AIM: Only the lines from the start up to and including the line containing "const yTicks = [0,20,40,60,80,100,120,140,160,180];" should be repeated, word for word.

COLLECTED DATA:
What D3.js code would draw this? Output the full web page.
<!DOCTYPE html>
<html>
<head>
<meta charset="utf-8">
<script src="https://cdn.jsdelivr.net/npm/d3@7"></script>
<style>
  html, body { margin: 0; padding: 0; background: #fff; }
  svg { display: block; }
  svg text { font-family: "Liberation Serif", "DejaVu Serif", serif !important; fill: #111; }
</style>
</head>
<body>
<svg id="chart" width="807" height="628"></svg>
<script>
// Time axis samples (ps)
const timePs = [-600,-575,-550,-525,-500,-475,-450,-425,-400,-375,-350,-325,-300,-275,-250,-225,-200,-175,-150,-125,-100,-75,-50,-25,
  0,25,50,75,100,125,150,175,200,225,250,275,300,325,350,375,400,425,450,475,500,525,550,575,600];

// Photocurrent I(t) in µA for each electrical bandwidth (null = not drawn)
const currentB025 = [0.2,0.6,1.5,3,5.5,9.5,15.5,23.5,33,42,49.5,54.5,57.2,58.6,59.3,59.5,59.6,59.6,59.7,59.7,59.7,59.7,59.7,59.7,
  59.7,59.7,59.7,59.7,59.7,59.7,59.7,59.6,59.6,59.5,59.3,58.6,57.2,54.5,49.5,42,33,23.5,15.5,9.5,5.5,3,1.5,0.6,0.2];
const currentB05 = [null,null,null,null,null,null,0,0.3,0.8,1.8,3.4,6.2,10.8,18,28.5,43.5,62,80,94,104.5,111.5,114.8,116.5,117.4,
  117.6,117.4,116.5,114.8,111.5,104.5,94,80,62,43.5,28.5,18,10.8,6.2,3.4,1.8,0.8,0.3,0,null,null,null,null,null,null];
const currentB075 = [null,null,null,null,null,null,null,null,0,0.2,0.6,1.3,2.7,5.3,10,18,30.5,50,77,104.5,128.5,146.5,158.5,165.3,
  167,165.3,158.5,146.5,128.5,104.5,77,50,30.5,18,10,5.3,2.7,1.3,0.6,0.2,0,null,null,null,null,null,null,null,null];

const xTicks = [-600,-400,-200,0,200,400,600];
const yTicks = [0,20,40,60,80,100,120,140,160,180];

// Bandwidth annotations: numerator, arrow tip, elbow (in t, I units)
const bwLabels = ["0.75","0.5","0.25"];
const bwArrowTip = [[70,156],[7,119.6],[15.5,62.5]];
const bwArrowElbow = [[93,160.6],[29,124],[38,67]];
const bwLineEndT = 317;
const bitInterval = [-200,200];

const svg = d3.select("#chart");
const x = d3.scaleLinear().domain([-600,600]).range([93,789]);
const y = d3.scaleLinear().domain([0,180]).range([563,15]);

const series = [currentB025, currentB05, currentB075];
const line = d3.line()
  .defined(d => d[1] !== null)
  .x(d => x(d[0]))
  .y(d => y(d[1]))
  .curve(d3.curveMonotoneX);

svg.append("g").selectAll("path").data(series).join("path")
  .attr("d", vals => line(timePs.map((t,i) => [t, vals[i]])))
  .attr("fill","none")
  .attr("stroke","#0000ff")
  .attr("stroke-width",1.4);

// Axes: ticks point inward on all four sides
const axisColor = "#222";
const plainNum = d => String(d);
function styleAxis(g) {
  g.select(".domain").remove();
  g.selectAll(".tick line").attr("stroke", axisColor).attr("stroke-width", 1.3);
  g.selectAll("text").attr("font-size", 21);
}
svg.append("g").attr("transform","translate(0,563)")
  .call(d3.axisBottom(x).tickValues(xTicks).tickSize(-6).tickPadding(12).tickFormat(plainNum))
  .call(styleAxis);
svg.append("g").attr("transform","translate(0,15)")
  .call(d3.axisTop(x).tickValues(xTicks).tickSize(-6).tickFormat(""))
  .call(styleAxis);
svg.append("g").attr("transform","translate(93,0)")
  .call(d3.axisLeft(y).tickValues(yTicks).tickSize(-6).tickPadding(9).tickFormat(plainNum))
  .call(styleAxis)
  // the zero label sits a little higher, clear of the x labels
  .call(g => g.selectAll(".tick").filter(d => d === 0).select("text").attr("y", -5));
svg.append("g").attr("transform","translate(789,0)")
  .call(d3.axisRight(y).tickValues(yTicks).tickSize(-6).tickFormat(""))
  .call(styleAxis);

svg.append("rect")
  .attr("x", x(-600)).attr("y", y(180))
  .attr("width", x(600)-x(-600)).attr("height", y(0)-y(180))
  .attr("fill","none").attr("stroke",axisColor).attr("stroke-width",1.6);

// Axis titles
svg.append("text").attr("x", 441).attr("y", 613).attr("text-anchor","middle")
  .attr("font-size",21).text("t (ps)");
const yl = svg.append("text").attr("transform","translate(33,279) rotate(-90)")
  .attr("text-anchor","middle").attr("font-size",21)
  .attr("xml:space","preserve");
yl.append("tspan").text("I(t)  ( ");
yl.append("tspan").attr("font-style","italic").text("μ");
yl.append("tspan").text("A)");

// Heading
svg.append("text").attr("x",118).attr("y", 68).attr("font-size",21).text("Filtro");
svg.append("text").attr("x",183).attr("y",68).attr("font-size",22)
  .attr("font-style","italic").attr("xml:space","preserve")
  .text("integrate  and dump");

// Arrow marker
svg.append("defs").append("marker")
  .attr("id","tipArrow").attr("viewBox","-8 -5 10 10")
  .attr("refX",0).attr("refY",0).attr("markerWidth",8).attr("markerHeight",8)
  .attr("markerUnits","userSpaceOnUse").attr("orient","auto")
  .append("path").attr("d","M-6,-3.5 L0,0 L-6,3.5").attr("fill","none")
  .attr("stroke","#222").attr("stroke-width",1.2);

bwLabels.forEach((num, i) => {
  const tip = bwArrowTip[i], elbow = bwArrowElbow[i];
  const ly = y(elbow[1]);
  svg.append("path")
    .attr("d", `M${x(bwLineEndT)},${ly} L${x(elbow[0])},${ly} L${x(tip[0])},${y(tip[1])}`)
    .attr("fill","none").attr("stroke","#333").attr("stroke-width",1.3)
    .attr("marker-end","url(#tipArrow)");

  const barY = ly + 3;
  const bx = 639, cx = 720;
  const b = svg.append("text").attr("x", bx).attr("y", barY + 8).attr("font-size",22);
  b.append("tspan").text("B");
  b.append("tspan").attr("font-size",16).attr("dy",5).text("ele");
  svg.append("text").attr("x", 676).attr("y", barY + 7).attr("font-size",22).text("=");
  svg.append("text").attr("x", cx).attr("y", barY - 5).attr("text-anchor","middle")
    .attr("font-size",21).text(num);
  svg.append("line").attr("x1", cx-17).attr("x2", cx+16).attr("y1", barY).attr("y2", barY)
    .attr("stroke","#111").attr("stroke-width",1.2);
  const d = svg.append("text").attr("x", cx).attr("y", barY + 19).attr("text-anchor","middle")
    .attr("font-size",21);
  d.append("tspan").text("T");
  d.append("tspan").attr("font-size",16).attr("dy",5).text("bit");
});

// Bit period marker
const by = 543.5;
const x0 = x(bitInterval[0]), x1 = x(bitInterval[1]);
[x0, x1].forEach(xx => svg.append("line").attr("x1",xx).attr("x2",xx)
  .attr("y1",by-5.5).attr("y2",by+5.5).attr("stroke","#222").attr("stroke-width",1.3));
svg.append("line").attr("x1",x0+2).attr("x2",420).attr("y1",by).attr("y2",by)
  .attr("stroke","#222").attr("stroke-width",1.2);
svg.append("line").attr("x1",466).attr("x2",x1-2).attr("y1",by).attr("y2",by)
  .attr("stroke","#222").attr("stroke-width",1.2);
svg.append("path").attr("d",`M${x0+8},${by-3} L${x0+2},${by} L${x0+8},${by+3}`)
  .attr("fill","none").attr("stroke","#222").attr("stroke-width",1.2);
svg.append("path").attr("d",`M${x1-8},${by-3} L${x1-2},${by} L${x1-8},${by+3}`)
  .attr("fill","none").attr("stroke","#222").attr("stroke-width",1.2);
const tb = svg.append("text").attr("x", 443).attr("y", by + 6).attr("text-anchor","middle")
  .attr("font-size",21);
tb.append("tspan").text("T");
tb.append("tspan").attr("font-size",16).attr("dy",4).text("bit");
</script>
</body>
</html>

SOLUTION:
What D3.js code would draw this? Output the full web page.
<!DOCTYPE html>
<html>
<head>
<meta charset="utf-8">
<script src="https://cdn.jsdelivr.net/npm/d3@7"></script>
<style>
  html, body { margin: 0; padding: 0; background: #fff; }
  svg { display: block; }
  svg text { font-family: "Liberation Serif", "DejaVu Serif", serif !important; fill: #111; }
</style>
</head>
<body>
<svg id="chart" width="807" height="628"></svg>
<script>
// Time axis samples (ps)
const timePs = [-600,-575,-550,-525,-500,-475,-450,-425,-400,-375,-350,-325,-300,-275,-250,-225,-200,-175,-150,-125,-100,-75,-50,-25,
  0,25,50,75,100,125,150,175,200,225,250,275,300,325,350,375,400,425,450,475,500,525,550,575,600];

// Photocurrent I(t) in µA for each electrical bandwidth (null = not drawn)
const currentB025 = [0.2,0.6,1.5,3,5.5,9.5,15.5,23.5,33,42,49.5,54.5,57.2,58.6,59.3,59.5,59.6,59.6,59.7,59.7,59.7,59.7,59.7,59.7,
  59.7,59.7,59.7,59.7,59.7,59.7,59.7,59.6,59.6,59.5,59.3,58.6,57.2,54.5,49.5,42,33,23.5,15.5,9.5,5.5,3,1.5,0.6,0.2];
const currentB05 = [null,null,null,null,null,null,0,0.3,0.8,1.8,3.4,6.2,10.8,18,28.5,43.5,62,80,94,104.5,111.5,114.8,116.5,117.4,
  117.6,117.4,116.5,114.8,111.5,104.5,94,80,62,43.5,28.5,18,10.8,6.2,3.4,1.8,0.8,0.3,0,null,null,null,null,null,null];
const currentB075 = [null,null,null,null,null,null,null,null,0,0.2,0.6,1.3,2.7,5.3,10,18,30.5,50,77,104.5,128.5,146.5,158.5,165.3,
  167,165.3,158.5,146.5,128.5,104.5,77,50,30.5,18,10,5.3,2.7,1.3,0.6,0.2,0,null,null,null,null,null,null,null,null];

const xTicks = [-600,-400,-200,0,200,400,600];
const yTicks = [0,20,40,60,80,100,120,140,160,180];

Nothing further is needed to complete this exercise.